The hidden risk that controls every other hiring risk: disengaged key leaders
Fix the leader first by installing real accountability, coaching or replacement, and every other hiring risk becomes manageable.
TJ Kastning
When a hiring leader is disengaged, every other risk multiplies. Environmental risk rises because culture and role design are unmanaged. Candidate risk rises because interviews drift and noise replaces signal. Process risk rises because accountability slips and no one owns decisions. Onboarding-retention risk rises because new hires walk into ambiguity. This is not how A level organizations operation.
The hiring authority’s low engagement and the absence of upstream leadership attention show exactly how one disengaged leader can destabilize the entire system.
Start with the lever you control: leadership accountability
Fix the leader first, then proceed with the hire. In construction, we accept that a building needs a level foundation. Hiring is no different. Before pouring talent onto the jobsite, set the forms.
- Coaching intervention
Give the accountable leader a 45-minute Commitment Session that clarifies role outcomes, interview participation, and 90-day onboarding ownership. Teach interview lanes, define hiring accountabilities, and design the candidate’s first-30-60-90 plan. - Leadership performance accountability
Create a simple scorecard leaders actually feel. Examples: interview attendance, 24-hour feedback turnaround, quality-of-hire indicators at 30-60-90 days, and first-year retention. Publish results to the executive sponsor monthly. - Replace or reassign if needed
If the leader will not engage, reroute accountability to a different capable leader. If no such option exists, replace the leader. Then proceed with the hire.
Why this is both the biggest and easiest risk to resolve
- Biggest: One person’s disengagement compounds environmental, candidate, process, and retention risks at once.
- Easiest: It requires a managerial decision, not market luck. You do not need a perfect candidate pool to correct it. You need will, clarity, and follow-through.
Practical field signals that your leader is the risk
- Missed calls, slow or absent feedback, or “just bring me candidates and I’ll react.”
- “Post-hire only” mindset and minimal interest in pre-hire planning.
- High criticality toward others with low self-ownership.
- Absent or overloaded senior leader leaving no upward accountability.
The Accountability Playbook we install before Day 1
- Name the accountable leader of record for the hire’s success.

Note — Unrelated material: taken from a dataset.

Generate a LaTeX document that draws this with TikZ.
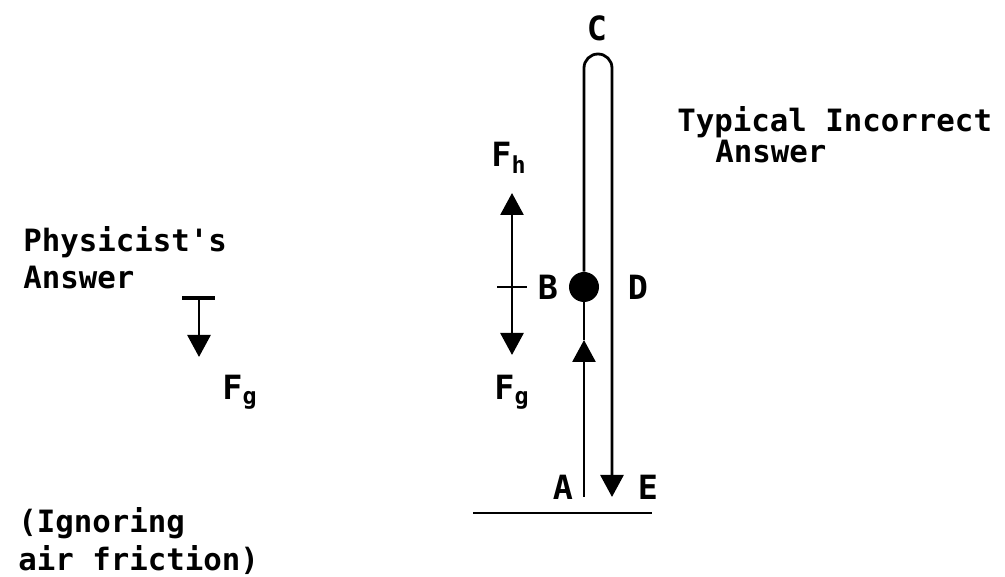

- Run a 45-minute Leader Commitment Session and capture explicit expectations in writing.
- Map relational compatibility with a behavioral profile and translate it into day-to-day working agreements.
- Stage-gate interviews with a feedback SLA and decision owner at each step.

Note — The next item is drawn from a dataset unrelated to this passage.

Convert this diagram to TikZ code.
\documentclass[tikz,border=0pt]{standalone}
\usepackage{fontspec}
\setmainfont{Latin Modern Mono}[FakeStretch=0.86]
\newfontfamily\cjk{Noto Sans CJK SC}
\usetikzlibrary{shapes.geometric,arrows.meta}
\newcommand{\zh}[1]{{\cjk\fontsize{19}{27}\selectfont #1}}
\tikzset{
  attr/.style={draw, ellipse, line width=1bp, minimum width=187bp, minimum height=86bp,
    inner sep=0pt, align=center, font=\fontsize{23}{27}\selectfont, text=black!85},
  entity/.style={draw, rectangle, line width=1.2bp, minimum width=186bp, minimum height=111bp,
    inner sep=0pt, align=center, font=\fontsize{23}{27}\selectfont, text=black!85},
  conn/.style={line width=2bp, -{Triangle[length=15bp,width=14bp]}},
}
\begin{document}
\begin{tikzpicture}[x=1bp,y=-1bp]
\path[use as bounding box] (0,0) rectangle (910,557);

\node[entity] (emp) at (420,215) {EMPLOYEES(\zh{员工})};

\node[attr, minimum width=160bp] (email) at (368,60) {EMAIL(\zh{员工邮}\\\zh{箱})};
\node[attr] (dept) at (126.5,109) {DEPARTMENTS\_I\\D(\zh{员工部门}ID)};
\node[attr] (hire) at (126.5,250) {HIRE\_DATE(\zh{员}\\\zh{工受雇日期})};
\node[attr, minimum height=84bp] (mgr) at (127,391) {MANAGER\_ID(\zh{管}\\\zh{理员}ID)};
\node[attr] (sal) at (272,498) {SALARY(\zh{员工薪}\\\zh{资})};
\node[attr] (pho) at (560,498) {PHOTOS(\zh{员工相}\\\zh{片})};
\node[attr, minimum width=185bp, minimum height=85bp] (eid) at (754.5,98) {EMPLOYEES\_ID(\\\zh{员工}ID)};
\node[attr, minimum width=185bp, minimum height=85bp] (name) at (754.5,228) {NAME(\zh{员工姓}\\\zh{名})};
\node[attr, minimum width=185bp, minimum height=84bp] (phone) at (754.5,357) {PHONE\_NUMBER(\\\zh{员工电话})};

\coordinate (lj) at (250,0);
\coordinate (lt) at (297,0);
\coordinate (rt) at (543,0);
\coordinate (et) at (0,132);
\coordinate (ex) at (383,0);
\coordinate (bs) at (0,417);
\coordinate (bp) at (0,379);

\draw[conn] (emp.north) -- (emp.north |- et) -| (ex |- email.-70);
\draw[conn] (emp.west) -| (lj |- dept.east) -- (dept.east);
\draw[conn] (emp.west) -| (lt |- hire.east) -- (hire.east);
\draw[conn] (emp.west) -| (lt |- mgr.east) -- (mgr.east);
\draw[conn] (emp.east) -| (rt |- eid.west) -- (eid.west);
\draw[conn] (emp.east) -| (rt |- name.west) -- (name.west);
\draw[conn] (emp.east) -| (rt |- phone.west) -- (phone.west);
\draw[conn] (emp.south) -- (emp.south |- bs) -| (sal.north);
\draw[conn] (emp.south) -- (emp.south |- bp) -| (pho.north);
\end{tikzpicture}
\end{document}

- Preboarding checklist with the leader’s first-week touchpoints, mentors, and work plan.
- 90-day scorecard owned by the leader, with weekly 1:1s and two-way feedback.
- Escalation path to the executive sponsor if any SLA or ownership slips.
Objections you will hear, and how to answer
- “I’m buried. Just bring me someone.”
Answer: That is exactly why we need a plan. A 45-minute reset today saves hundreds of wasted hours later. - “HR will handle onboarding.”
Answer: HR enables. The leader owns. The work experience lives under the leader’s supervision. - “We can coach after the hire.”
Answer: Coaching after a shaky start is rehab. Coaching before is risk prevention.
Short quotes to keep us honest
- “There is nothing so useless as doing efficiently that which should not be done at all.” Peter Drucker, The Effective Executive
- “There are no bad teams, only bad leaders.” Jocko Willink, Extreme Ownership
- “If you could get all the people in an organization rowing in the same direction, you could dominate any industry.” Patrick Lencioni, The Five Dysfunctions of a Team
- “Great vision without great people is irrelevant.” Jim Collins, Good to Great
What this looks like in practice
- We surface disengagement early and escalate respectfully to the executive sponsor.
- We do not recommend proceeding with a hire until that accountability exists. Then we move fast on the search and hire.